## START Data lines

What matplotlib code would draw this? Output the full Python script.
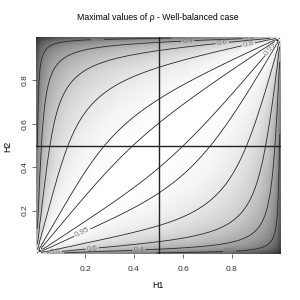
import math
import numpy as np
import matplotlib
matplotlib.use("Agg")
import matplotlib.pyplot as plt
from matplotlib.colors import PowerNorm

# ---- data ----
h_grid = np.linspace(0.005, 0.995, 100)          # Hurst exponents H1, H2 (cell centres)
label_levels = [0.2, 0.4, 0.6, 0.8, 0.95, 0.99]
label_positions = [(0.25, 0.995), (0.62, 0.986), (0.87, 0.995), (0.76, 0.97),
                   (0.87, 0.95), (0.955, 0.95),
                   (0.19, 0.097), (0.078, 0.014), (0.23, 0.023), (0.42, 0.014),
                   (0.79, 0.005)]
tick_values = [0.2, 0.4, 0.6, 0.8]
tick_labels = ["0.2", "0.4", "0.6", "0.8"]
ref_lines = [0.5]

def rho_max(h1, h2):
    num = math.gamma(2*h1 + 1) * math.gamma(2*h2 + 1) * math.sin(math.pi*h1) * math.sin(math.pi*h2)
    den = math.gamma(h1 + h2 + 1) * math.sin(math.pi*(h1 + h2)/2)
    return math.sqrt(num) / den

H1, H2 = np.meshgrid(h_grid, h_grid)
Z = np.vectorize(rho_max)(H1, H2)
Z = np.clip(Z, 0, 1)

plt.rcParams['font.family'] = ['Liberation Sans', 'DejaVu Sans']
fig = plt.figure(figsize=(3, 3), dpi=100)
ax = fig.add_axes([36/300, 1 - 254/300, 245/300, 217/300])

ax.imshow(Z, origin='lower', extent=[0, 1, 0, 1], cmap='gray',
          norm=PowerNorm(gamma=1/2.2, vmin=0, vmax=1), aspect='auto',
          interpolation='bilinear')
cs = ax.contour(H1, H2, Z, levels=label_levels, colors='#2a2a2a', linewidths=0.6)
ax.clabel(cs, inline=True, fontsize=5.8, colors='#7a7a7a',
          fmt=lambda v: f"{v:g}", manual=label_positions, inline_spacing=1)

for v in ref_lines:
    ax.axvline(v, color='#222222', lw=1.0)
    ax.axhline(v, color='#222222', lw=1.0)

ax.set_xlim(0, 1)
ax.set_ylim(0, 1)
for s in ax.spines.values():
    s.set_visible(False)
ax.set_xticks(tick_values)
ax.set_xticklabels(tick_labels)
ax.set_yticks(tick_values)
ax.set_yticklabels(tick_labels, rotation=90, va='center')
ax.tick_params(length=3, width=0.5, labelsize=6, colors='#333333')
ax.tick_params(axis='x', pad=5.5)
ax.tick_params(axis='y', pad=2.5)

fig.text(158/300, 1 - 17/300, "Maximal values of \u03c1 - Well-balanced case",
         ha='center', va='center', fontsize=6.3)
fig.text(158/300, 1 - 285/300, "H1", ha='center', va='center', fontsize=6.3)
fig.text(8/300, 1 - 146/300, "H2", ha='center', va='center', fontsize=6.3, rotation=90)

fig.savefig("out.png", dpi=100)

## END Data lines

* Instruction:
Return, unchanged, the lines from the first line of the material through the line that holds "ax = fig.add_axes([36/300, 1", inclusive, omitting pictures.

* Answer to this exercise:
What matplotlib code would draw this? Output the full Python script.
import math
import numpy as np
import matplotlib
matplotlib.use("Agg")
import matplotlib.pyplot as plt
from matplotlib.colors import PowerNorm

# ---- data ----
h_grid = np.linspace(0.005, 0.995, 100)          # Hurst exponents H1, H2 (cell centres)
label_levels = [0.2, 0.4, 0.6, 0.8, 0.95, 0.99]
label_positions = [(0.25, 0.995), (0.62, 0.986), (0.87, 0.995), (0.76, 0.97),
                   (0.87, 0.95), (0.955, 0.95),
                   (0.19, 0.097), (0.078, 0.014), (0.23, 0.023), (0.42, 0.014),
                   (0.79, 0.005)]
tick_values = [0.2, 0.4, 0.6, 0.8]
tick_labels = ["0.2", "0.4", "0.6", "0.8"]
ref_lines = [0.5]

def rho_max(h1, h2):
    num = math.gamma(2*h1 + 1) * math.gamma(2*h2 + 1) * math.sin(math.pi*h1) * math.sin(math.pi*h2)
    den = math.gamma(h1 + h2 + 1) * math.sin(math.pi*(h1 + h2)/2)
    return math.sqrt(num) / den

H1, H2 = np.meshgrid(h_grid, h_grid)
Z = np.vectorize(rho_max)(H1, H2)
Z = np.clip(Z, 0, 1)

plt.rcParams['font.family'] = ['Liberation Sans', 'DejaVu Sans']
fig = plt.figure(figsize=(3, 3), dpi=100)
ax = fig.add_axes([36/300, 1 - 254/300, 245/300, 217/300])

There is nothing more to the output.